You wouldn’t notice the State headquarters of the Gondwana Ganatantra Party (GGP). Near Bhopal’s commercial hub New Market, the GGP — the main tribal party in Madhya Pradesh — operated from an open-air motorcycle repair kiosk with the party banner hung on a tree above.
The GGP won three seats in 2003, retained its deposit in 10, and tipped the balance against the Congress in some two dozen seats. The party was torn apart by factionalism, jealousies and rumours which many of their leaders now attribute to the Congress and the BJP. In the 2008 polls, a splinter group Rashtriya Gondwana Party (RGP) came second in one seat. Most factions of the party have now reunited and they are contesting 63 seats in alliance with the Janata Dal (United).

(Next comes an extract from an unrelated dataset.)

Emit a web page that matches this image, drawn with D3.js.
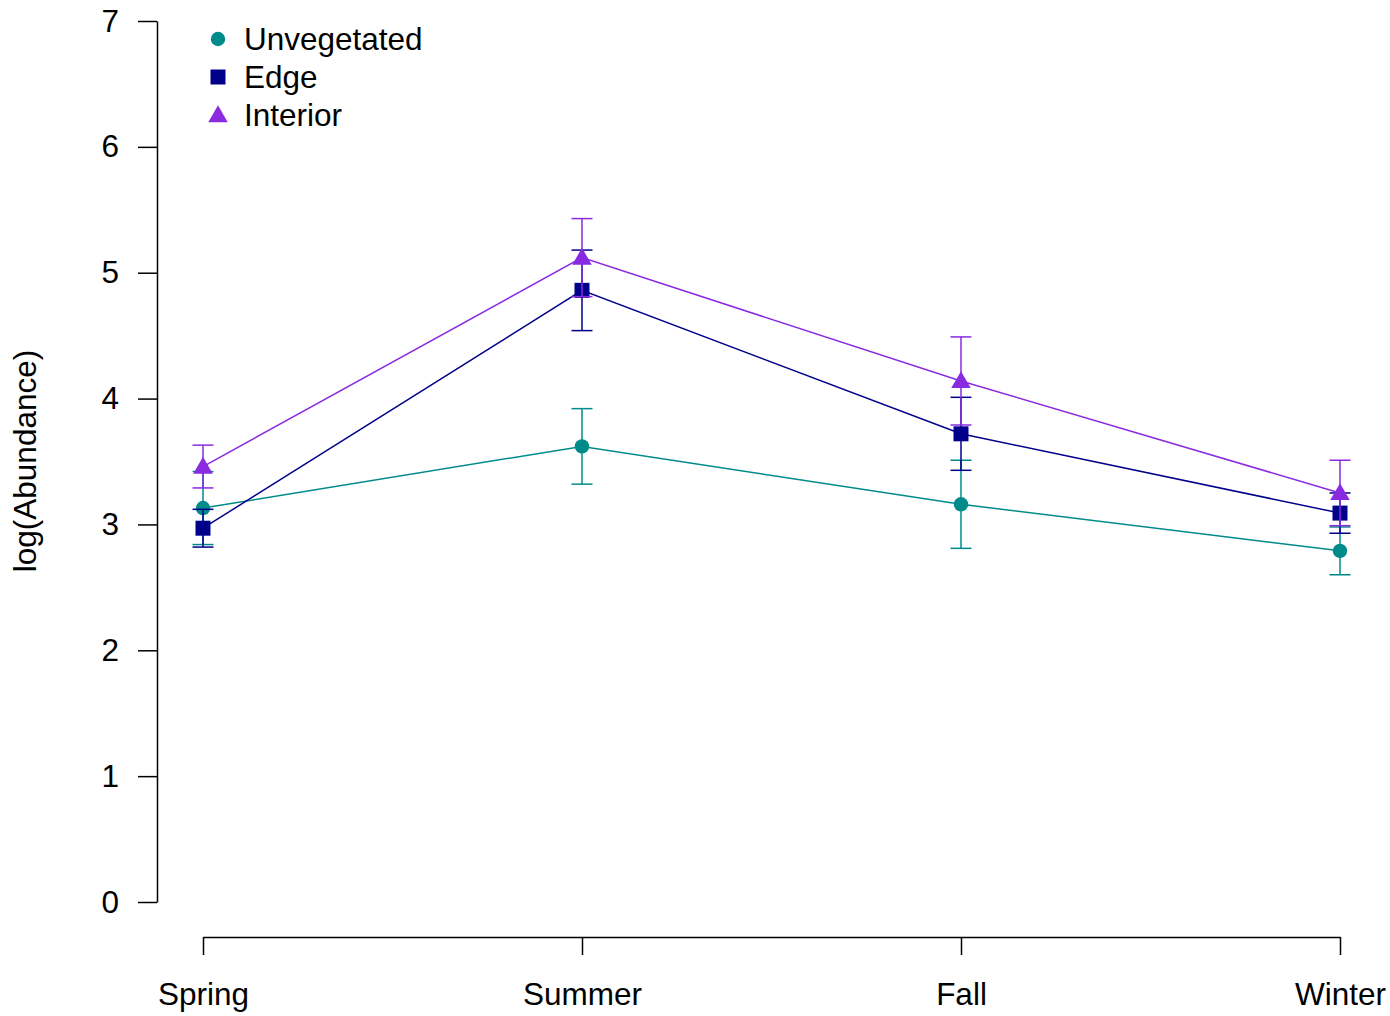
<!DOCTYPE html>
<html><head><meta charset="utf-8">
<script src="https://cdn.jsdelivr.net/npm/d3@7"></script>
<style>
body{margin:0;background:#fff;}
text{font-family:"Liberation Sans",Arial,Helvetica,sans-serif;}
</style></head>
<body>
<svg id="chart" width="1390" height="1016"></svg>
<script>
const seasons = ["Spring","Summer","Fall","Winter"];
const seriesNames = ["Unvegetated","Edge","Interior"];
const unvegMean = [3.13, 3.62, 3.16, 2.79];
const unvegErr  = [0.29, 0.30, 0.35, 0.19];
const edgeMean  = [2.97, 4.86, 3.72, 3.09];
const edgeErr   = [0.15, 0.32, 0.29, 0.16];
const intMean   = [3.46, 5.12, 4.14, 3.25];
const intErr    = [0.17, 0.31, 0.35, 0.26];
const yTicks = [0,1,2,3,4,5,6,7];
const colors = ["#008B8B","#00008B","#8A2BE2"];
const shapes = ["circle","square","triangle"];

const series = [
  {name: seriesNames[0], mean: unvegMean, err: unvegErr, color: colors[0], shape: shapes[0]},
  {name: seriesNames[1], mean: edgeMean, err: edgeErr, color: colors[1], shape: shapes[1]},
  {name: seriesNames[2], mean: intMean, err: intErr, color: colors[2], shape: shapes[2]}
];

const svg = d3.select("#chart");
const x = d3.scalePoint().domain(seasons).range([203,1340]);
const y = d3.scaleLinear().domain([0,7]).range([902,21]);

const fs = 31.5;

// Y axis
const ya = svg.append("g").attr("transform","translate(157,0)")
  .call(d3.axisLeft(y).tickValues(yTicks).tickFormat(d3.format("d")).tickSize(19).tickSizeOuter(0).tickPadding(19));
ya.selectAll("text").attr("font-size",fs).attr("fill","#000").style("font-family","Liberation Sans, Arial, sans-serif");
ya.selectAll("line,path").attr("stroke","#000").attr("stroke-width",1.5);

// X axis
const xa = svg.append("g").attr("transform","translate(0,937)")
  .call(d3.axisBottom(x).tickSize(18).tickSizeOuter(0).tickPadding(28));
xa.selectAll("text").attr("font-size",fs).attr("fill","#000").style("font-family","Liberation Sans, Arial, sans-serif");
xa.selectAll("line,path").attr("stroke","#000").attr("stroke-width",1.5);

// Y label
svg.append("text")
  .attr("transform","translate(36,461) rotate(-90)")
  .attr("text-anchor","middle")
  .attr("font-size",fs)
  .text("log(Abundance)");

const symGen = {
  circle: d3.symbol().type(d3.symbolCircle).size(Math.PI*7.2*7.2),
  square: d3.symbol().type(d3.symbolSquare).size(15*15),
  triangle: d3.symbol().type(d3.symbolTriangle).size(165)
};

const line = d3.line().x((d,i)=>x(seasons[i])).y(d=>y(d));
const capW = 10.5;

series.forEach(s => {
  const g = svg.append("g");
  g.append("path").attr("d", line(s.mean)).attr("fill","none")
    .attr("stroke", s.color).attr("stroke-width",1.5);
  s.mean.forEach((m,i) => {
    const cx = x(seasons[i]);
    const lo = y(m - s.err[i]), hi = y(m + s.err[i]);
    g.append("line").attr("x1",cx).attr("x2",cx).attr("y1",lo).attr("y2",hi)
      .attr("stroke",s.color).attr("stroke-width",1.5);
    [lo,hi].forEach(yy => g.append("line").attr("x1",cx-capW).attr("x2",cx+capW)
      .attr("y1",yy).attr("y2",yy).attr("stroke",s.color).attr("stroke-width",1.5));
    g.append("path").attr("d", symGen[s.shape]())
      .attr("transform",`translate(${cx},${y(m) + (s.shape==="triangle"?1.5:0)})`)
      .attr("fill", s.color);
  });
});

// Legend
const lg = svg.append("g");
series.forEach((s,i) => {
  const yy = 39 + i*38;
  lg.append("path").attr("d", symGen[s.shape]())
    .attr("transform",`translate(218,${yy + (s.shape==="triangle"?1.5:0)})`)
    .attr("fill", s.color);
  lg.append("text").attr("x",244).attr("y",yy).attr("dy","0.35em")
    .attr("font-size",fs).attr("fill","#000").text(s.name);
});
</script>
</body></html>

“Our main issues are the protection of our rights over water, forests and land. Our larger demand is a separate Gondwana State covering the Gondi speaking region in MP, Chhattisgarh, Telangana and Maharashtra. But in the short term, we want tribal schools to be improved, Gondi to be included in the eight schedule and, most importantly, our livelihood to be protected.” says GGP Vice President Gulzar Singh Markam. Mr. Markam is contesting from Niwas in Mandla. He admits that in the district they are drawing support from former minister Dev Singh Saiyam, who was denied a ticket by the BJP. The GGP has been the Plan B for tribal leaders who fail to get tickets from mainstream parties. Mr. Saiyam however is remaining with the BJP. An increased mobilisation by the GGP, particularly in the districts bordering Chhattisgarh, will split the anti-incumbency vote and ruin the prospects for the Congress, observers say.
The only two parties outside the Congress and the BJP in the assembly are the BSP and the Samajwadi Party. The BSP holds seven seats — MLA Paras Mudgal has defected to the BJP but is not contesting this time — and the SP holds one. In 2008, the BSP won 9.1 per cent in seats contested and the SP won 2.5 per cent. The strongholds of both parties are districts bordering Uttar Pradesh. BSP’s State president I.S. Maurya told The Hindu that the party lost five seats in 2008 to re-counting, a procedure often associated with the ruling party influencing the outcome. “We don’t have a manifesto because we don’t believe in giving sops. We give tickets to winnable candidates of all castes as Dalits, our backbone, remain with us,” he says.
But BSP MLAs in the State have often been poached by the big parties. Mr. Maurya says that this time they have limited the number of tickets to “fresh” BSP members —defectors — to 30. “We are strong in 130 seats. Our objective is to restrict the Congress and BJP to 100 seats each so that there is a hung Assembly. The only stable government must be one with the BSP in it,” he adds. The SP leads an alliance of the CPI, CPI(M) and the Rashtriya Samanta Dal. CPI(M)’s state secretary Badal Saroj explains that their slogan is the formation of a credible opposition. “We have seen the government get away with murder because the Congress allows them to. Communist MLAs will end the farce in the Assembly,” he says.